Lasansky’s early woodcuts and drypoints are all on peasant themes and they are done in a rather dark and dense and primitive style. For him primitivism seems to be realism, and it is a very effective kind of realism indeed. Later he would seem to have abandoned the primitive for an imaginative, somewhat surrealistic style full of reminiscences of the Renaissance and the baroque.
His big etchings in this manner are, if nothing else, remarkable feats of technical skill, at times bordering on trickery. Perhaps the most extraordinary of them all is the work called “La Rosa y el Espejo” (“The Rose and the Mirror’־) with its reflected, interpenetrating images suggesting a kind of sly collaboration of Leonardo, Duerer and Dali. The latest of the Lasanskys are about equally influenced by the textural experiments of Sidney Havter and the horses of Picasso's "Guernica.” They are highly tense and powerful things; just where they are going, and where Lasansky is going, is a question I do not propose to answer.

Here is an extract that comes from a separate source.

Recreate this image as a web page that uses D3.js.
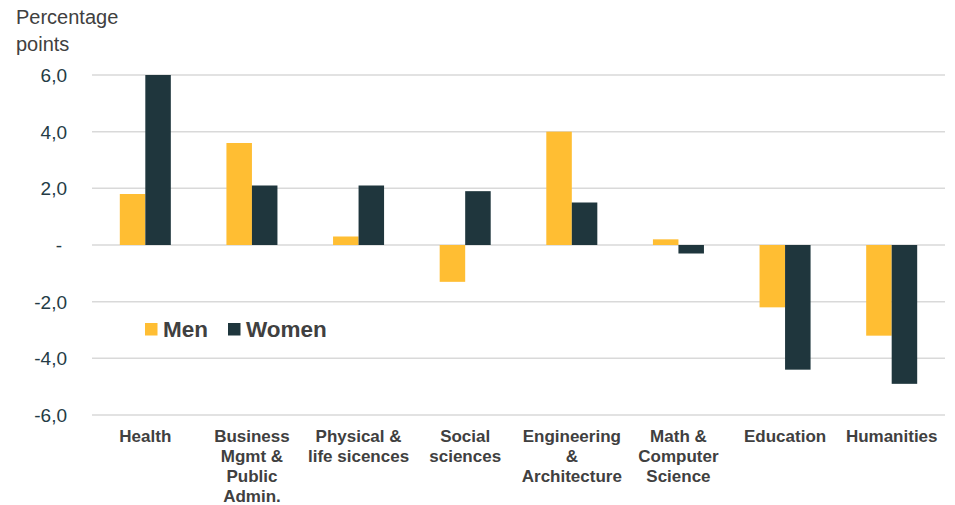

The exhibition of paintings by Matthew Barnes in the room adjoining Lasansky brings together an exceptionally large representation of one of San Francisco's most individual artists. Barnes told me once that he was brought up ׳on old Scotch folk tales, and this fact is quite clearly apparent in the eerie, noctambulistic atmosphere of his paintings.
Barnes is inclined to paint a little according to formula, forwhich reason one or two of his pictures are likely to be a bit more impressive than a whole group. He loves icy moonlight, lowering, bulky shadows, and high places that seem in the night like the ultimate edge of the world. There are strange gleams and phosphorescences in the stillness of his blue and black masses, wherefore the pictures shine out and carry at a distance in a most extraordinary fashion; as Dr. Morley remarked, “they sing on the wall."
At times Barnes deserts his square, boxy houses, his restless lakes and legendary moons for purely introspective fantasies like the thing called, “Playful Snakes,” but these are not Barnes at his best. On his own ground he belongs with Ryder and Mattson and the finest of the American romanticists.
In another gallery adjoining Lasansky is a collection of watercolors and oils by Zahara Schatz, whose brother, Bezalel, also had a show at the San Francisco Museum some time ago. Miss Schatz’s water colors come through easily. They are crisp and rhapsodic at once. They are full of vigor and life and deft understatement, speaking as much through the white space as through the color. Her oils I find completely, baffling. There are hints of Klee and Miro, but the pictures are not like Klee and Miro. They exploit little climbing and tumbling shapes which say nothing in particular to me, and I am quite willing to admit that that is my fault rather than the artist’s.